Task details:
Reproduce the records below in full and exactly, without their images.

Task inputs:
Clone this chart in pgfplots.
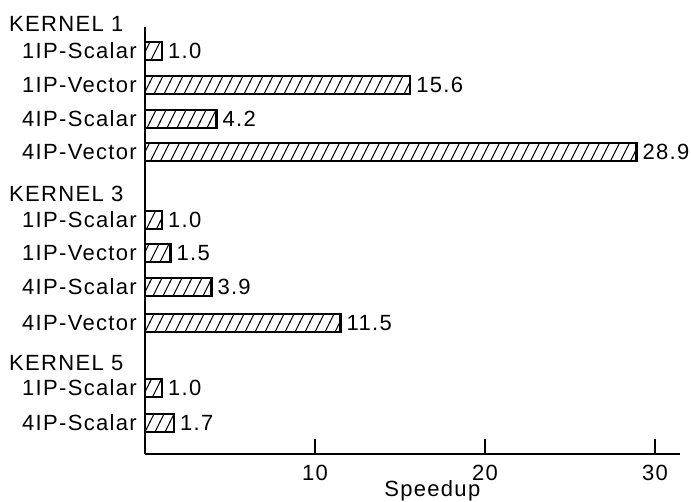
\documentclass[border=0pt]{standalone}
\usepackage{pgfplots}
\pgfplotsset{compat=1.18}
\usepackage{pgfplotstable}
\usepackage{fontspec}
\setmainfont{Liberation Sans}[LetterSpace=6]
\usetikzlibrary{patterns}
\pgfdeclarepatternformonly{hatch}{\pgfqpoint{-1pt}{-1pt}}{\pgfqpoint{11pt}{21pt}}{\pgfqpoint{10pt}{20pt}}{%
  \pgfsetlinewidth{1pt}%
  \pgfpathmoveto{\pgfqpoint{-0.5pt}{-1pt}}%
  \pgfpathlineto{\pgfqpoint{10.5pt}{21pt}}%
  \pgfusepath{stroke}}

\pgfplotstableread{
x y label
1.0 -51 1.0
15.6 -85 15.6
4.2 -119 4.2
28.9 -152 28.9
1.0 -220 1.0
1.5 -253 1.5
3.9 -287 3.9
11.5 -323 11.5
1.0 -388 1.0
1.7 -423 1.7
}\speedup

\begin{document}
\fontsize{22}{26}\selectfont
\begin{tikzpicture}
\useasboundingbox (0,0) rectangle (691pt,502pt);
\begin{axis}[
  at={(145pt,48pt)}, anchor=south west,
  scale only axis,
  width=535pt, height=427pt,
  xmin=0, xmax=31.47,
  ymin=-454, ymax=-27,
  axis x line=bottom, axis y line=left,
  axis line style={-, line width=2.8pt},
  xtick={10,20,30},
  tick align=inside,
  major tick length=15pt,
  xtick style={line width=2.8pt, black},
  ytick style={draw=none},
  /pgf/number format/assume math mode=true,
  xticklabel style={anchor=base, yshift=-27pt, inner sep=0pt},
  ytick={-51,-85,-119,-152,-220,-253,-287,-323,-388,-423},
  yticklabels={1IP-Scalar,1IP-Vector,4IP-Scalar,4IP-Vector,1IP-Scalar,1IP-Vector,4IP-Scalar,4IP-Vector,1IP-Scalar,4IP-Scalar},
  yticklabel style={anchor=east, inner sep=0pt, xshift=7pt},
  xbar, bar width=18,
  clip=false,
  font=\fontsize{22}{26}\selectfont,
  ticklabel style={font=\fontsize{22}{26}\selectfont},
  nodes near coords,
  point meta=explicit symbolic,
  every node near coord/.append style={anchor=west, inner sep=0pt, xshift=5pt, font=\fontsize{22}{26}\selectfont},
]
\addplot[draw=black, line width=2.4pt, pattern=hatch, pattern color=black] table[x=x, y=y, meta=label] {\speedup};
\node[anchor=base west, inner sep=0pt] at (axis cs:-8,-31.7) {KERNEL 1};
\node[anchor=base west, inner sep=0pt] at (axis cs:-8,-202) {KERNEL 3};
\node[anchor=base west, inner sep=0pt] at (axis cs:-8,-371) {KERNEL 5};
\node[anchor=base, inner sep=0pt] at (axis cs:16.9,-497) {Speedup};
\end{axis}
\end{tikzpicture}
\end{document}
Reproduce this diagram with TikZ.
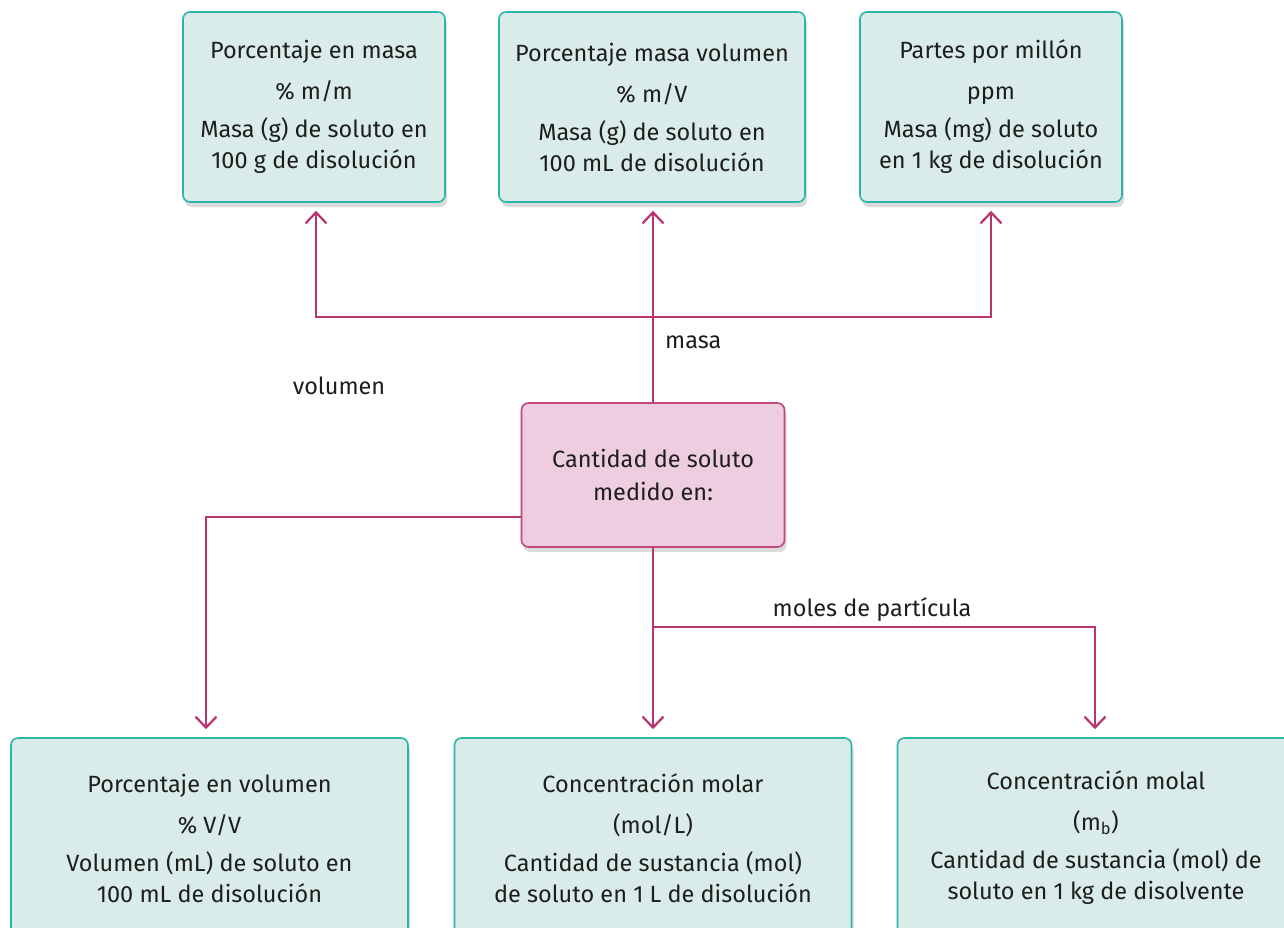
\documentclass[tikz,border=0pt]{standalone}
\usepackage{fontspec}
\setmainfont{Fira Sans}
\usetikzlibrary{arrows.meta,shadows,calc}
\definecolor{tealfill}{HTML}{D9ECE9}
\definecolor{tealline}{HTML}{2DB5AA}
\definecolor{pinkfill}{HTML}{EECDE0}
\definecolor{pinkline}{HTML}{C2467E}
\definecolor{conncol}{HTML}{B9336F}
\definecolor{txt}{HTML}{1E1E1E}
\tikzset{
  tbox/.style={draw=tealline, fill=tealfill, line width=1.6pt, rounded corners=7pt,
    align=center, text=txt, font=\fontsize{23.5}{31}\selectfont, inner sep=0pt,
    drop shadow={opacity=0.28, shadow xshift=2pt, shadow yshift=-5pt}},
  cbox/.style={draw=pinkline, fill=pinkfill, line width=1.6pt, rounded corners=7pt,
    align=center, text=txt, font=\fontsize{23.5}{33}\selectfont, inner sep=0pt,
    minimum width=263pt, minimum height=144pt,
    drop shadow={opacity=0.28, shadow xshift=2pt, shadow yshift=-5pt}},
  conn/.style={draw=conncol, line width=2.2pt},
  arr/.style={conn, -{Straight Barb[length=11pt,width=21pt,line width=2.2pt]}, shorten >=8pt},
  lab/.style={text=txt, font=\fontsize{23.5}{26}\selectfont, inner sep=0pt}
}
\begin{document}
\begin{tikzpicture}[x=1pt,y=-1pt]
\useasboundingbox (0,0) rectangle (1284,927);
\clip (0,0) rectangle (1284,927);
\fill[white] (0,0) rectangle (1284,927);
% top boxes
\node[tbox, minimum width=262pt, minimum height=190pt] (t1) at (314,107)
  {Porcentaje en masa\\[10pt]\% m/m\\[7pt]Masa (g) de soluto en\\100 g de disolución};
\node[tbox, minimum width=306pt, minimum height=190pt] (t2) at (652,107)
  {Porcentaje masa volumen\\[10pt]\% m/V\\[7pt]Masa (g) de soluto en\\100 mL de disolución};
\node[tbox, minimum width=262pt, minimum height=190pt] (t3) at (991,107)
  {Partes por millón\\[10pt]ppm\\[7pt]Masa (mg) de soluto\\en 1 kg de disolución};
% centre
\node[cbox] (c) at (653,475) {Cantidad de soluto\\medido en:};
% bottom boxes
\node[tbox, minimum width=397pt, minimum height=200pt] (b1) at (209.5,838)
  {Porcentaje en volumen\\[10pt]\% V/V\\[7pt]Volumen (mL) de soluto en\\100 mL de disolución};
\node[tbox, minimum width=397pt, minimum height=200pt] (b2) at (653,838)
  {Concentración molar\\[10pt](mol/L)\\[7pt]Cantidad de sustancia (mol)\\de soluto en 1 L de disolución};
\node[tbox, minimum width=397pt, minimum height=200pt] (b3) at (1096,838)
  {Concentración molal\\[10pt](m\textsubscript{b})\\[7pt]Cantidad de sustancia (mol) de\\soluto en 1 kg de disolvente};
% connectors
\coordinate (jm) at (c.north |- 0,317);
\coordinate (jv) at ($(c.west)+(0,42)$);
\coordinate (jp) at (c.south |- 0,627);
\draw[arr] (c.north) -- (c.north |- t2.south);
\draw[arr] (jm) -| (t1.south -| 316,0);
\draw[arr] (jm) -| (t3.south);
\draw[arr] (jv) -| (206,0 |- b1.north);
\draw[arr] (c.south) -- (c.south |- b2.north);
\draw[arr] (jp) -| (b3.north -| 1095,0);
% labels
\node[lab, anchor=west] (lm) at (665,342) {masa};
\node[lab] (lv) at (339,386) {volumen};
\node[lab] (lp) at (872,610) {moles de partícula};
\end{tikzpicture}
\end{document}
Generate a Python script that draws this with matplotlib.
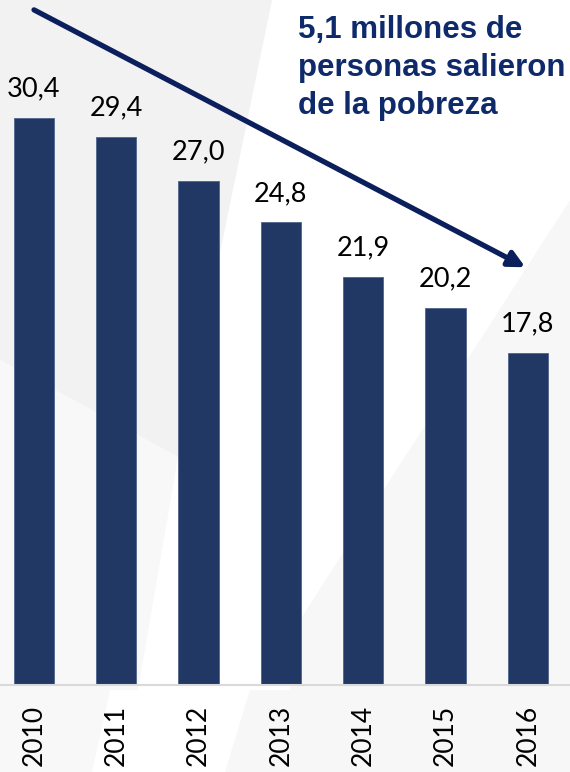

Complete output:
Clone this chart in pgfplots.
\documentclass[border=0pt]{standalone}
\usepackage{pgfplots}
\pgfplotsset{compat=1.18}
\usepackage{pgfplotstable}
\usepackage{fontspec}
\setmainfont{Liberation Sans}[LetterSpace=6]
\usetikzlibrary{patterns}
\pgfdeclarepatternformonly{hatch}{\pgfqpoint{-1pt}{-1pt}}{\pgfqpoint{11pt}{21pt}}{\pgfqpoint{10pt}{20pt}}{%
  \pgfsetlinewidth{1pt}%
  \pgfpathmoveto{\pgfqpoint{-0.5pt}{-1pt}}%
  \pgfpathlineto{\pgfqpoint{10.5pt}{21pt}}%
  \pgfusepath{stroke}}

\pgfplotstableread{
x y label
1.0 -51 1.0
15.6 -85 15.6
4.2 -119 4.2
28.9 -152 28.9
1.0 -220 1.0
1.5 -253 1.5
3.9 -287 3.9
11.5 -323 11.5
1.0 -388 1.0
1.7 -423 1.7
}\speedup

\begin{document}
\fontsize{22}{26}\selectfont
\begin{tikzpicture}
\useasboundingbox (0,0) rectangle (691pt,502pt);
\begin{axis}[
  at={(145pt,48pt)}, anchor=south west,
  scale only axis,
  width=535pt, height=427pt,
  xmin=0, xmax=31.47,
  ymin=-454, ymax=-27,
  axis x line=bottom, axis y line=left,
  axis line style={-, line width=2.8pt},
  xtick={10,20,30},
  tick align=inside,
  major tick length=15pt,
  xtick style={line width=2.8pt, black},
  ytick style={draw=none},
  /pgf/number format/assume math mode=true,
  xticklabel style={anchor=base, yshift=-27pt, inner sep=0pt},
  ytick={-51,-85,-119,-152,-220,-253,-287,-323,-388,-423},
  yticklabels={1IP-Scalar,1IP-Vector,4IP-Scalar,4IP-Vector,1IP-Scalar,1IP-Vector,4IP-Scalar,4IP-Vector,1IP-Scalar,4IP-Scalar},
  yticklabel style={anchor=east, inner sep=0pt, xshift=7pt},
  xbar, bar width=18,
  clip=false,
  font=\fontsize{22}{26}\selectfont,
  ticklabel style={font=\fontsize{22}{26}\selectfont},
  nodes near coords,
  point meta=explicit symbolic,
  every node near coord/.append style={anchor=west, inner sep=0pt, xshift=5pt, font=\fontsize{22}{26}\selectfont},
]
\addplot[draw=black, line width=2.4pt, pattern=hatch, pattern color=black] table[x=x, y=y, meta=label] {\speedup};
\node[anchor=base west, inner sep=0pt] at (axis cs:-8,-31.7) {KERNEL 1};
\node[anchor=base west, inner sep=0pt] at (axis cs:-8,-202) {KERNEL 3};
\node[anchor=base west, inner sep=0pt] at (axis cs:-8,-371) {KERNEL 5};
\node[anchor=base, inner sep=0pt] at (axis cs:16.9,-497) {Speedup};
\end{axis}
\end{tikzpicture}
\end{document}
Reproduce this diagram with TikZ.
\documentclass[tikz,border=0pt]{standalone}
\usepackage{fontspec}
\setmainfont{Fira Sans}
\usetikzlibrary{arrows.meta,shadows,calc}
\definecolor{tealfill}{HTML}{D9ECE9}
\definecolor{tealline}{HTML}{2DB5AA}
\definecolor{pinkfill}{HTML}{EECDE0}
\definecolor{pinkline}{HTML}{C2467E}
\definecolor{conncol}{HTML}{B9336F}
\definecolor{txt}{HTML}{1E1E1E}
\tikzset{
  tbox/.style={draw=tealline, fill=tealfill, line width=1.6pt, rounded corners=7pt,
    align=center, text=txt, font=\fontsize{23.5}{31}\selectfont, inner sep=0pt,
    drop shadow={opacity=0.28, shadow xshift=2pt, shadow yshift=-5pt}},
  cbox/.style={draw=pinkline, fill=pinkfill, line width=1.6pt, rounded corners=7pt,
    align=center, text=txt, font=\fontsize{23.5}{33}\selectfont, inner sep=0pt,
    minimum width=263pt, minimum height=144pt,
    drop shadow={opacity=0.28, shadow xshift=2pt, shadow yshift=-5pt}},
  conn/.style={draw=conncol, line width=2.2pt},
  arr/.style={conn, -{Straight Barb[length=11pt,width=21pt,line width=2.2pt]}, shorten >=8pt},
  lab/.style={text=txt, font=\fontsize{23.5}{26}\selectfont, inner sep=0pt}
}
\begin{document}
\begin{tikzpicture}[x=1pt,y=-1pt]
\useasboundingbox (0,0) rectangle (1284,927);
\clip (0,0) rectangle (1284,927);
\fill[white] (0,0) rectangle (1284,927);
% top boxes
\node[tbox, minimum width=262pt, minimum height=190pt] (t1) at (314,107)
  {Porcentaje en masa\\[10pt]\% m/m\\[7pt]Masa (g) de soluto en\\100 g de disolución};
\node[tbox, minimum width=306pt, minimum height=190pt] (t2) at (652,107)
  {Porcentaje masa volumen\\[10pt]\% m/V\\[7pt]Masa (g) de soluto en\\100 mL de disolución};
\node[tbox, minimum width=262pt, minimum height=190pt] (t3) at (991,107)
  {Partes por millón\\[10pt]ppm\\[7pt]Masa (mg) de soluto\\en 1 kg de disolución};
% centre
\node[cbox] (c) at (653,475) {Cantidad de soluto\\medido en:};
% bottom boxes
\node[tbox, minimum width=397pt, minimum height=200pt] (b1) at (209.5,838)
  {Porcentaje en volumen\\[10pt]\% V/V\\[7pt]Volumen (mL) de soluto en\\100 mL de disolución};
\node[tbox, minimum width=397pt, minimum height=200pt] (b2) at (653,838)
  {Concentración molar\\[10pt](mol/L)\\[7pt]Cantidad de sustancia (mol)\\de soluto en 1 L de disolución};
\node[tbox, minimum width=397pt, minimum height=200pt] (b3) at (1096,838)
  {Concentración molal\\[10pt](m\textsubscript{b})\\[7pt]Cantidad de sustancia (mol) de\\soluto en 1 kg de disolvente};
% connectors
\coordinate (jm) at (c.north |- 0,317);
\coordinate (jv) at ($(c.west)+(0,42)$);
\coordinate (jp) at (c.south |- 0,627);
\draw[arr] (c.north) -- (c.north |- t2.south);
\draw[arr] (jm) -| (t1.south -| 316,0);
\draw[arr] (jm) -| (t3.south);
\draw[arr] (jv) -| (206,0 |- b1.north);
\draw[arr] (c.south) -- (c.south |- b2.north);
\draw[arr] (jp) -| (b3.north -| 1095,0);
% labels
\node[lab, anchor=west] (lm) at (665,342) {masa};
\node[lab] (lv) at (339,386) {volumen};
\node[lab] (lp) at (872,610) {moles de partícula};
\end{tikzpicture}
\end{document}
Generate a Python script that draws this with matplotlib.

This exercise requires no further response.